In opposing the motion, Albay Rep. Edcel Lagman said the 1987 Constitution mandates Congress to convene in a joint session to revoke the president’s martial law declaration, and not for Congress to constitute itself into a Committee of the Whole.
He added that holding an executive session with the Committee of the Whole would deprive their constituents their right to be informed of the President’s martial law imposition in Mindanao.

“This process of having a Committee of a Whole in executive session will deprive the public to know exactly what were the reasons why martial law was imposed,” Lagman said.
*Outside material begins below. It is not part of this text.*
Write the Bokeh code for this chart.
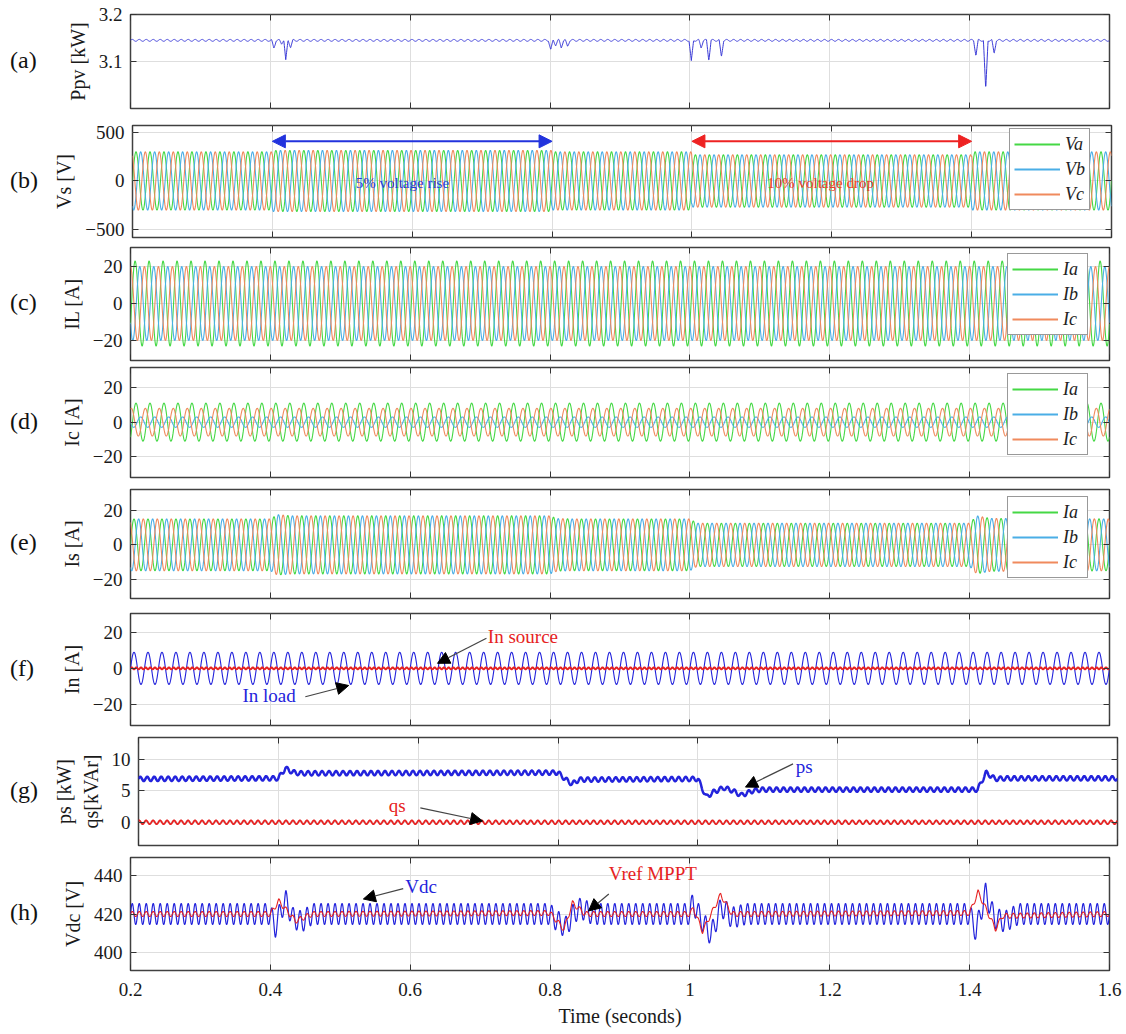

Speaker Alvarez and Majority Leader Fariñas earlier said there is no need for Congress to convene if it has no intention of revoking the martial law declaration in Mindanao.

Duterte said he would not listen to Congress or the Supreme Court, even though these were the checks and balances on the martial law declaration in the 1987 Constitution.

Under the 1987 Constitution, the President is required to submit to Congress within 48 hours a report on the martial law declaration. Congress voting jointly may then vote to revoke the martial law declaration in a majority vote.

Both Speaker Pantaleon Alvarez and majority leader Fariñas, Duterte’s staunchest allies, said Congress need not convene jointly sans a concurrent resolution calling for a joint session.

Alvarez said Congress need not vote to revoke the martial law because it is the President’s mandate to declare martial law in case of invasion or rebellion.

Duterte declared martial law and suspended the privilege of the writ of habeas corpus in Mindanao following the attack of the Maute group in Marawi City, where buildings were burnt, people taken hostage, and flags of the Islamic State (IS) hoisted in the siege carried out by the IS-inspired terror group.

Duterte warned that his orders would be shoot to kill, and that warrantless arrests could be carried out in Mindanao following his declaration. He also warned that martial law there would be no different and as harsh as that declared by the dictator Marcos.

The President even said he is considering imposing martial law nationwide if terror groups inspired by IS gain a foothold in Luzon and Visayas.

According to the 1987 Constitution, the president as commander-in-chief of all armed forces may declare martial law or suspend the privilege of the writ of habeas corpus to “prevent or suppress lawless violence, invasion or rebellion ” for 60 days subject to approval of Congress.

“In case of invasion or rebellion, when the public safety requires it, he may, for a period not exceeding sixty days, suspend the privilege of the writ of habeas corpus or place the Philippines or any part thereof under martial law,” the Constitution stated.

The President is required to report within 48 hours about the declaration of martial law to Congress, which may vote jointly to revoke the proclamation in a majority vote.

“Within forty-eight hours from the proclamation of martial law or the suspension of the privilege of the writ of habeas corpus, the President shall submit a report in person or in writing to the Congress. The Congress, voting jointly, by a vote of at least a majority of all its Members in regular or special session, may revoke such proclamation or suspension, which revocation shall not be set aside by the President,” it added.

Congress may also extend the proclamation or suspension of martial law upon the initiative of the President “if the invasion or rebellion shall persist and public safety requires it,” the Constitution stated.

The Supreme Court may also review the need for a declaration of martial law or suspension of the privilege of writ of habeas corpus upon an appropriate proceeding filed by a concerned citizen.

The Constitution states that a state of martial law “does not suspend the operation of the Constitution, nor supplant the functioning of the civil courts or legislative assemblies, nor authorize the conferment of jurisdiction on military courts and agencies over civilians where civil courts are able to function, nor automatically suspend the privilege of the writ of habeas corpus.”